-- BEGIN Extracted information --

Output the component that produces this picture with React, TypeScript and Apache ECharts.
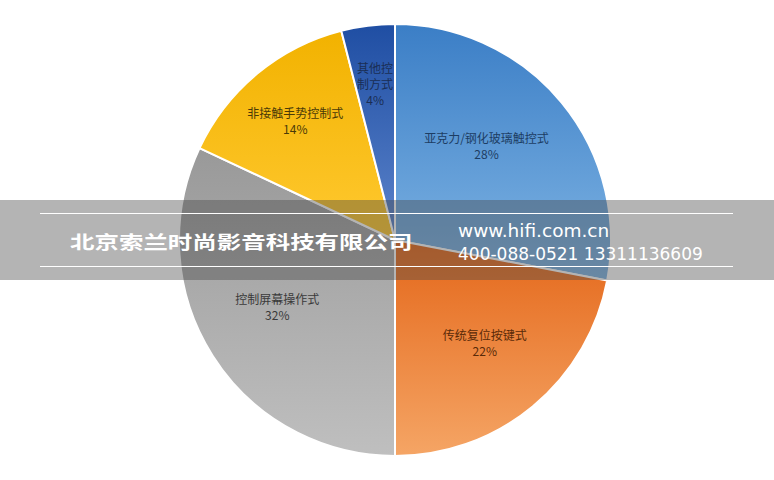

-- END Extracted information --
-- BEGIN Extracted information --

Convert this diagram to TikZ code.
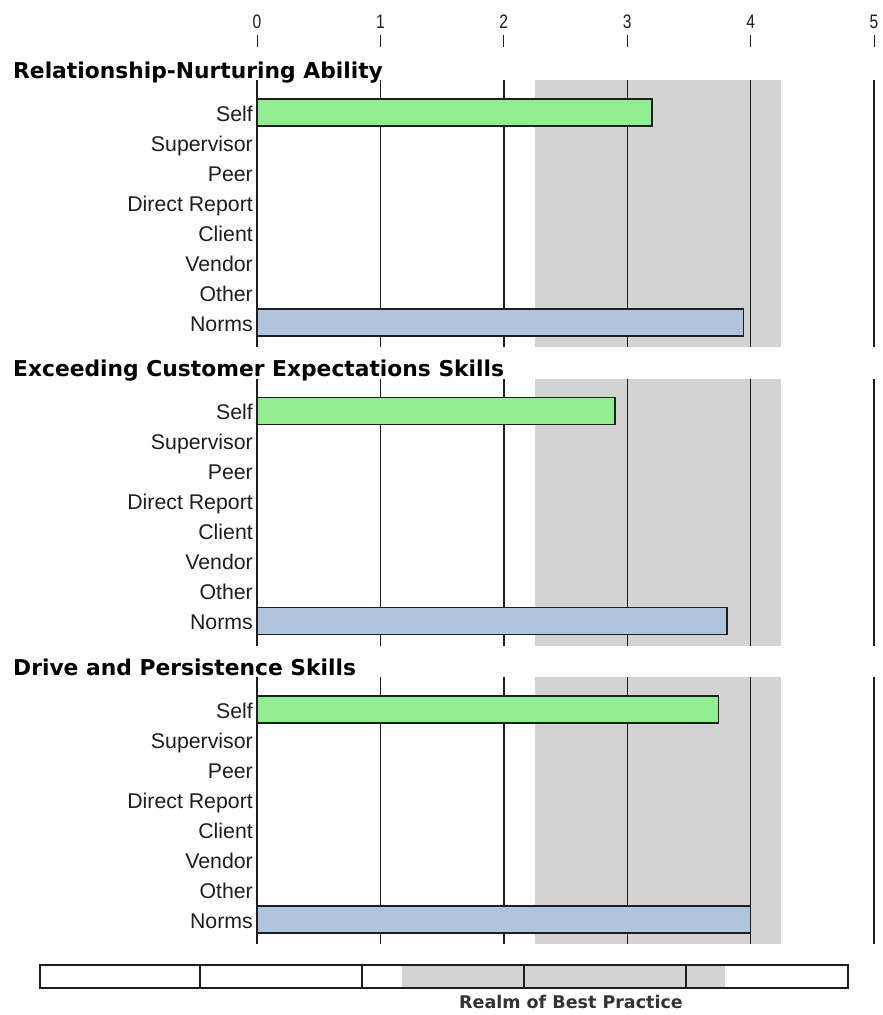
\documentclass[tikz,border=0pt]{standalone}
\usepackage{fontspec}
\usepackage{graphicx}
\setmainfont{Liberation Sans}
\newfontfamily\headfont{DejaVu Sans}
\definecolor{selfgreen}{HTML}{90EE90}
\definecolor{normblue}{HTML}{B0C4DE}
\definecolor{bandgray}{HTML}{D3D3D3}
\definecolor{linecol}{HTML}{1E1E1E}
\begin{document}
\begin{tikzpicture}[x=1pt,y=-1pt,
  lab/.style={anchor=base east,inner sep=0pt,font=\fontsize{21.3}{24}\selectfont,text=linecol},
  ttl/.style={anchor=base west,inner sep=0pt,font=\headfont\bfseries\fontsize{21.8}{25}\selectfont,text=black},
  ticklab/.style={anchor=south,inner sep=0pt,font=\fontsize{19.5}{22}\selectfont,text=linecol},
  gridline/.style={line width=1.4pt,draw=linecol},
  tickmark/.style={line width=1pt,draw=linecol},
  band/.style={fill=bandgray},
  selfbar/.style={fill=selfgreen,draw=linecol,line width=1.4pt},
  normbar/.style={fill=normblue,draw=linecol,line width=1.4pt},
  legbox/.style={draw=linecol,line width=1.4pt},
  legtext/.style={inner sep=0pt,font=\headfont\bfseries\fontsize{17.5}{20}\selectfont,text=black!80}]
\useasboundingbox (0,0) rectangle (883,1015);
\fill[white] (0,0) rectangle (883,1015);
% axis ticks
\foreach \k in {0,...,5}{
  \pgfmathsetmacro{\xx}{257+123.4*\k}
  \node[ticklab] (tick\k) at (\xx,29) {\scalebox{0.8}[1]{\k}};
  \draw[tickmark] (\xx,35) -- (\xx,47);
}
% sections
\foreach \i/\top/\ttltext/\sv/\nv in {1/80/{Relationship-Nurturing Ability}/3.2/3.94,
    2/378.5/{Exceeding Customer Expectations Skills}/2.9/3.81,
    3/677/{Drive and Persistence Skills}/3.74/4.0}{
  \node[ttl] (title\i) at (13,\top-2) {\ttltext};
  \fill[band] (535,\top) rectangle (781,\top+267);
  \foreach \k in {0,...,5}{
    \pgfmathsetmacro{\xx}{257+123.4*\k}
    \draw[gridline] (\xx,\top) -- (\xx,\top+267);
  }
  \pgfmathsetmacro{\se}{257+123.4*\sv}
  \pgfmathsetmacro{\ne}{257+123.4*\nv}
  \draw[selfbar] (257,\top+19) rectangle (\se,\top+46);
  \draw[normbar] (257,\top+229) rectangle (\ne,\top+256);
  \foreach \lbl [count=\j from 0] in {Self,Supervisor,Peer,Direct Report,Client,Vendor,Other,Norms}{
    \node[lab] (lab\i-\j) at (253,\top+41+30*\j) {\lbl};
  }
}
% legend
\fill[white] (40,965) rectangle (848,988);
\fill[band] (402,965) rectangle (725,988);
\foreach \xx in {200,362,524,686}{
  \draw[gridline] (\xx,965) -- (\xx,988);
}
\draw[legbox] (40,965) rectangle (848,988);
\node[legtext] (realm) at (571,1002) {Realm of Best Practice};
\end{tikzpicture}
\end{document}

-- END Extracted information --
-- BEGIN Extracted information --

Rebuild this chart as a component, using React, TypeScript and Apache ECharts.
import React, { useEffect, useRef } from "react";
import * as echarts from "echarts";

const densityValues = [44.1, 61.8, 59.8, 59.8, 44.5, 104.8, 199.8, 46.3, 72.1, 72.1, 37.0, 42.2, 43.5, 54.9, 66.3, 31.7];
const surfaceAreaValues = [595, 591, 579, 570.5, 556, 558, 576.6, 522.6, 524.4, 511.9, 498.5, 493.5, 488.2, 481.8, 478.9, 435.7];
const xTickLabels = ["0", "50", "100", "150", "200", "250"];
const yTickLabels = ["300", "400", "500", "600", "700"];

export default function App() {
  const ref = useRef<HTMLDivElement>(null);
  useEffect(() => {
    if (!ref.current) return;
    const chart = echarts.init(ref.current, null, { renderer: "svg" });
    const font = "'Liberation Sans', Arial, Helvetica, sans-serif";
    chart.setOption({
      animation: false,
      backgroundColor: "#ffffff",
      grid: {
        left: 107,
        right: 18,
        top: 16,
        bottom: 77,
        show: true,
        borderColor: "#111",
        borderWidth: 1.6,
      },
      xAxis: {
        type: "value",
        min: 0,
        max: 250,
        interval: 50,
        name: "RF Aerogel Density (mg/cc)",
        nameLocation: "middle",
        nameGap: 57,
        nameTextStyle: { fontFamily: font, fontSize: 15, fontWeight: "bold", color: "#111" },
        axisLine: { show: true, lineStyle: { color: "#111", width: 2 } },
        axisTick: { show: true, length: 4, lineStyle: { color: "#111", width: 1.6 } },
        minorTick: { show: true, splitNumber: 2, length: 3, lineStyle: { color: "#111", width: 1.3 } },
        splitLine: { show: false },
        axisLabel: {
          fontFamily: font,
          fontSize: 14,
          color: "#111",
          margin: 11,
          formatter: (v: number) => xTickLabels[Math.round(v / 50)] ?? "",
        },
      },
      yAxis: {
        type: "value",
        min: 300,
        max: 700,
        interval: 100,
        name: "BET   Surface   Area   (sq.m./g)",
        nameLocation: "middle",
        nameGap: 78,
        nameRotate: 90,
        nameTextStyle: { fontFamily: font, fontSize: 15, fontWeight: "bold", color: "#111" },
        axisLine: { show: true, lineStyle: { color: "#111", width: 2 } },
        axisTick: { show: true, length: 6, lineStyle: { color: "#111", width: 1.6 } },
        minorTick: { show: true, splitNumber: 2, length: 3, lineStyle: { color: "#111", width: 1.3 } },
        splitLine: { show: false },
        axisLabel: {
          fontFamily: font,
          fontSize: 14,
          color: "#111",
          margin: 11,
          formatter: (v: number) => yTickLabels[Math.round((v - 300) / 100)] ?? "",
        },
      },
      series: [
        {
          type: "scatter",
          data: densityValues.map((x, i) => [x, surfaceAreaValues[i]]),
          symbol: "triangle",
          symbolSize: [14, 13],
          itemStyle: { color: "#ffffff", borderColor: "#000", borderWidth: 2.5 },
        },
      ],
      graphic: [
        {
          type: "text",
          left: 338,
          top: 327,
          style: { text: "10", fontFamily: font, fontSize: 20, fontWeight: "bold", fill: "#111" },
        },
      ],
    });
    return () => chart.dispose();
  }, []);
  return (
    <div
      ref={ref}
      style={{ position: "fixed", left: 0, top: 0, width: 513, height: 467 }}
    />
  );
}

-- END Extracted information --

Exercise goal: Copy each line of the records that contains the word "this".

Answer below:
Output the component that produces this picture with React, TypeScript and Apache ECharts.
Convert this diagram to TikZ code.
Rebuild this chart as a component, using React, TypeScript and Apache ECharts.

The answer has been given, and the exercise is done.